Extracted entries start
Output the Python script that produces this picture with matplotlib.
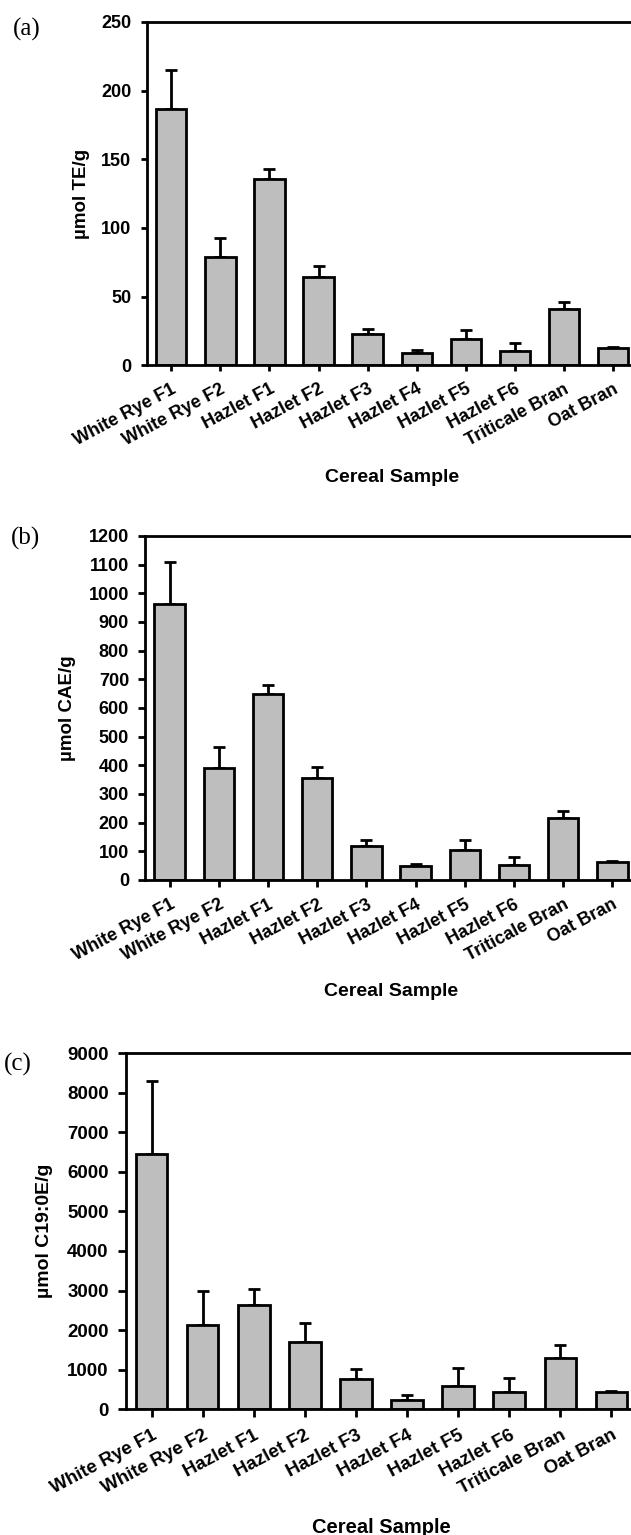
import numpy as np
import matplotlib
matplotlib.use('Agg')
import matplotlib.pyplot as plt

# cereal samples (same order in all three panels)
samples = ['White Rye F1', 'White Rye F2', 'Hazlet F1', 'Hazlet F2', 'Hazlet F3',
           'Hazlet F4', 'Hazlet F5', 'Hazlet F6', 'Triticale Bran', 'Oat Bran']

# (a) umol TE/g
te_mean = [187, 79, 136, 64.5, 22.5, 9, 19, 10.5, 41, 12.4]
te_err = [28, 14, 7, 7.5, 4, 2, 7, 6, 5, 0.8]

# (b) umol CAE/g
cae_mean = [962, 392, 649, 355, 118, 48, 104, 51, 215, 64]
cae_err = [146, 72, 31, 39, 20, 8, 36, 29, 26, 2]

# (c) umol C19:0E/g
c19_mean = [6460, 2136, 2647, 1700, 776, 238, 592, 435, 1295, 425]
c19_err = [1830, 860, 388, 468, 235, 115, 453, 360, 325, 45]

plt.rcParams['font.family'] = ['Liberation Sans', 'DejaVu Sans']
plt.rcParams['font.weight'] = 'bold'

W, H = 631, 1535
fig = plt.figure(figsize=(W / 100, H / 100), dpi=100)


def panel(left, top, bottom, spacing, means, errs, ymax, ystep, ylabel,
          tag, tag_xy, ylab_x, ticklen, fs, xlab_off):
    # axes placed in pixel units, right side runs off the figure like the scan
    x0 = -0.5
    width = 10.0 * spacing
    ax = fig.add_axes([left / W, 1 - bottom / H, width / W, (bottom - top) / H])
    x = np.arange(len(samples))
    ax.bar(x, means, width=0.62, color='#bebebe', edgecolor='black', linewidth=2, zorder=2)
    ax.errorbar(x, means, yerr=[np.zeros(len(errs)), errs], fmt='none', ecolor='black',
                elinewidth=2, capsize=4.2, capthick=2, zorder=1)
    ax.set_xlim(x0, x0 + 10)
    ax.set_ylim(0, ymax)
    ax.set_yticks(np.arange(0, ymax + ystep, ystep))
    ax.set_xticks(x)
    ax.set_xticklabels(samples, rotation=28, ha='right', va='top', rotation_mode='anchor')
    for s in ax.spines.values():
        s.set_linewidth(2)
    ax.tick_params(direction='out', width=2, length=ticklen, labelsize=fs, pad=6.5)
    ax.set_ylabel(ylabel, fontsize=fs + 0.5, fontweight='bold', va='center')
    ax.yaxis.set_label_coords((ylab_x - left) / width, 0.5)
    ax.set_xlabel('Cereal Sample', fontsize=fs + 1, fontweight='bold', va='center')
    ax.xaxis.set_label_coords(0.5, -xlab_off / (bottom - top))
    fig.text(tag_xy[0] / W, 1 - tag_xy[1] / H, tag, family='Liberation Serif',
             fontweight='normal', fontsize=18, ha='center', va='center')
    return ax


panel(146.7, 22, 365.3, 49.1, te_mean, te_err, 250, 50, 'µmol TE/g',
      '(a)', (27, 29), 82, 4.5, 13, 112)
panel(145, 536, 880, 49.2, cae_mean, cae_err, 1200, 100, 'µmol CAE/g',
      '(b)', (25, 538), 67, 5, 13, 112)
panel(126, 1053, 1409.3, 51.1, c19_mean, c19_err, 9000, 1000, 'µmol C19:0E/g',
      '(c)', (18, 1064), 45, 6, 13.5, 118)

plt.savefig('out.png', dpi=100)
Extracted entries end
Extracted entries start
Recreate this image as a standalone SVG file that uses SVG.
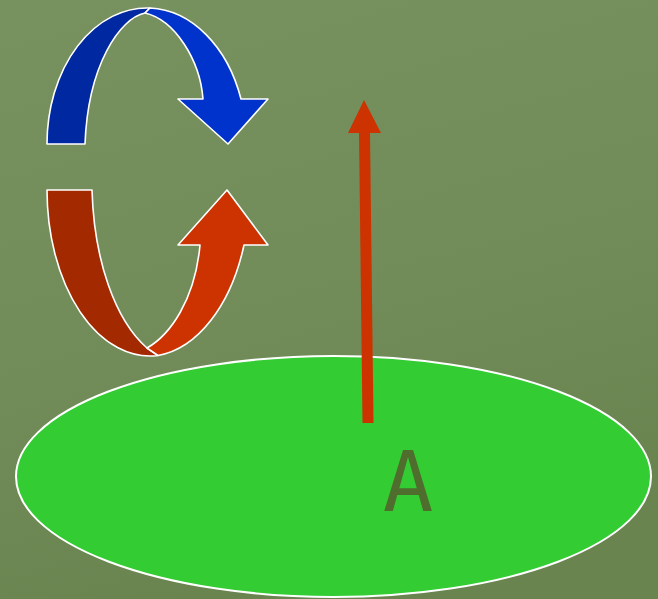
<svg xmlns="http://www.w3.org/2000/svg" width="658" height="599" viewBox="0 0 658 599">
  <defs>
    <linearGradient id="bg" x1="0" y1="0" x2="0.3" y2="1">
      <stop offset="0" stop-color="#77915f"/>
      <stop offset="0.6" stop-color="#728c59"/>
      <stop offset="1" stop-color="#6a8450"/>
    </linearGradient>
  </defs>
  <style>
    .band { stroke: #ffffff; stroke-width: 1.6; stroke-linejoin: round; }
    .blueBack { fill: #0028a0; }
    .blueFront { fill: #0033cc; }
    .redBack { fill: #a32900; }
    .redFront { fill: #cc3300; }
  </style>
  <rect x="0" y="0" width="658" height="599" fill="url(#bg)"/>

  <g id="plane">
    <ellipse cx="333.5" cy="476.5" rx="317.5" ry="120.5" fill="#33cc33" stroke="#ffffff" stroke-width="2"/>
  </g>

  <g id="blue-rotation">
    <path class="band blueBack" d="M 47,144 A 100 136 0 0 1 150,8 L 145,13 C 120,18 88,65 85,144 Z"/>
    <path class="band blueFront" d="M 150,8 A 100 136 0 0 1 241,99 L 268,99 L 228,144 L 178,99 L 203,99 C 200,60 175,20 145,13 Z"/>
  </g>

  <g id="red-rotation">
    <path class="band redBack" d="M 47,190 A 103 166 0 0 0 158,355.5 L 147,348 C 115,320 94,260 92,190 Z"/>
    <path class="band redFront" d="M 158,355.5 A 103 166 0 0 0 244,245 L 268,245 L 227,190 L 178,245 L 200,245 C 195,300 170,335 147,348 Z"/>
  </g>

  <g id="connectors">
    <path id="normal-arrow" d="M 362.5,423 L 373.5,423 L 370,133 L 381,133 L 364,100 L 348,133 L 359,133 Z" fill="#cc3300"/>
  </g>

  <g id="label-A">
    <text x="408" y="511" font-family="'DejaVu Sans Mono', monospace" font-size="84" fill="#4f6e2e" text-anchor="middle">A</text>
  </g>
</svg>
Extracted entries end
Given instruction —
Keep to the lines between the line with "Output the Python" and the line with "import matplotlib.pyplot as plt", inclusive, and transcribe them without pictures.

Result of the task —
Output the Python script that produces this picture with matplotlib.
import numpy as np
import matplotlib
matplotlib.use('Agg')
import matplotlib.pyplot as plt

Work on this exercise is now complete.